Namun, pada 31 Januari 2024, MK menerima surat elektronik (e-mail) dari Pemohon bertanggal 31 Januari 2024 perihal Pencabutan perkara Nomor 1/PUU-XXII/2024 dengan alasan terdapatnya kesalahan substansial dalam petitum permohonan yang diajukan. Selanjutnya pada Jumat, 2 Februari 2024, Mahkamah telah menyelenggarakan persidangan dengan agenda Konfirmasi Penarikan Permohonan Pemohon.

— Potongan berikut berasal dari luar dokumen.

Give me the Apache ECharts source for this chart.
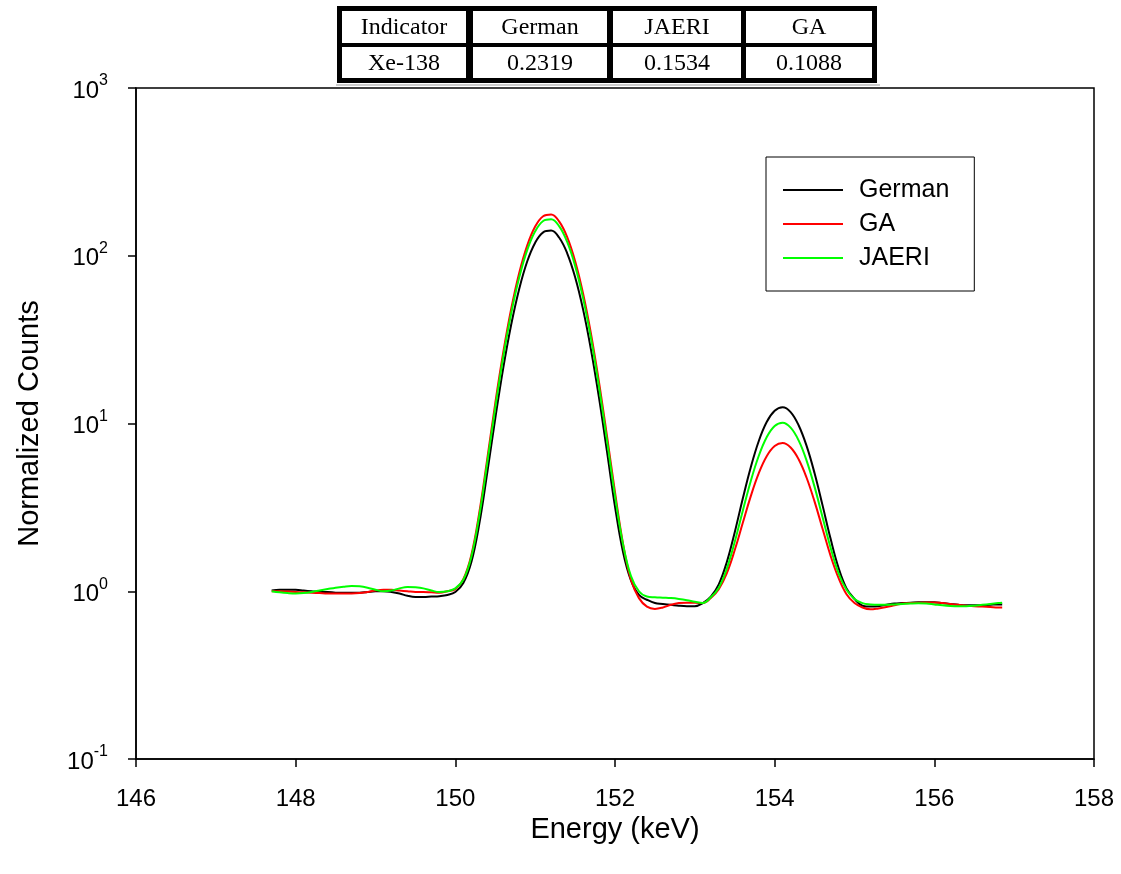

Pada persidangan tersebut, Pemohon membenarkan perihal pencabutan perkara tersebut.
Kemudian, Rapat Permusyawaratan Hakim (RPH) pada 5 Januari 2024 telah berkesimpulan bahwa pencabutan atau penarikan kembali permohonan Nomor 1/PUU-XXII/2024 adalah beralasan menurut hukum dan Pemohon tidak dapat mengajukan kembali permohonan tersebut. RPH juga memerintahkan Panitera MK untuk mencatat perihal penarikan kembali permohonan Pemohon dalam Buku Registrasi Perkara Konstitusi Elektronik (e-BRPK) dan mengembalikan salinan berkas permohonan kepada Pemohon.
“Menetapkan, mengabulkan penarikan kembali permohonan Pemohon; menyatakan permohonan Nomor 1/PUU-XXII/2024 mengenai mengenai Permohonan Pengujian Pasal 340 Undang-Undang Nomor 1 Tahun 1946 tentang Kitab Undang-Undang Hukum Pidana (KUHP) terhadap Undang-Undang Dasar Negara Republik Indonesia Tahun 1945 ditarik kembali; menyatakan Pemohon tidak dapat mengajukan kembali permohonan a quo,” kata Ketua MK SUhartoyo membacakan Ketetapan Nomor 1/PUU-XXII/2024 dengan didampingi delapan Hakim Konstitusi lainnya.
Baca juga:
Advokat Minta Unsur Motif Menjadi Pertimbangan Hukuman
Advokat Perbaiki Uji Unsur Motif dalam KUHP
Sebagai tambahan informasi, seorang Advokat bernama Abdul Hakim, menguji Pasal 340 Kitab Undang-Undang Hukum Pidana (KUHP). Abdul Hakim (Pemohon) mengujikan unsur ”Motif” dalam Pasal 340 KUHP yang menyatakan, “Barang siapa dengan sengaja dan dengan rencana terlebih dahulu merampas nyawa orang lain, diancam karena pembunuhan dengan rencana, dengan pidana mati atau pidana penjara seumur hidup atau selama waktu tertentu, paling lama dua puluh tahun”.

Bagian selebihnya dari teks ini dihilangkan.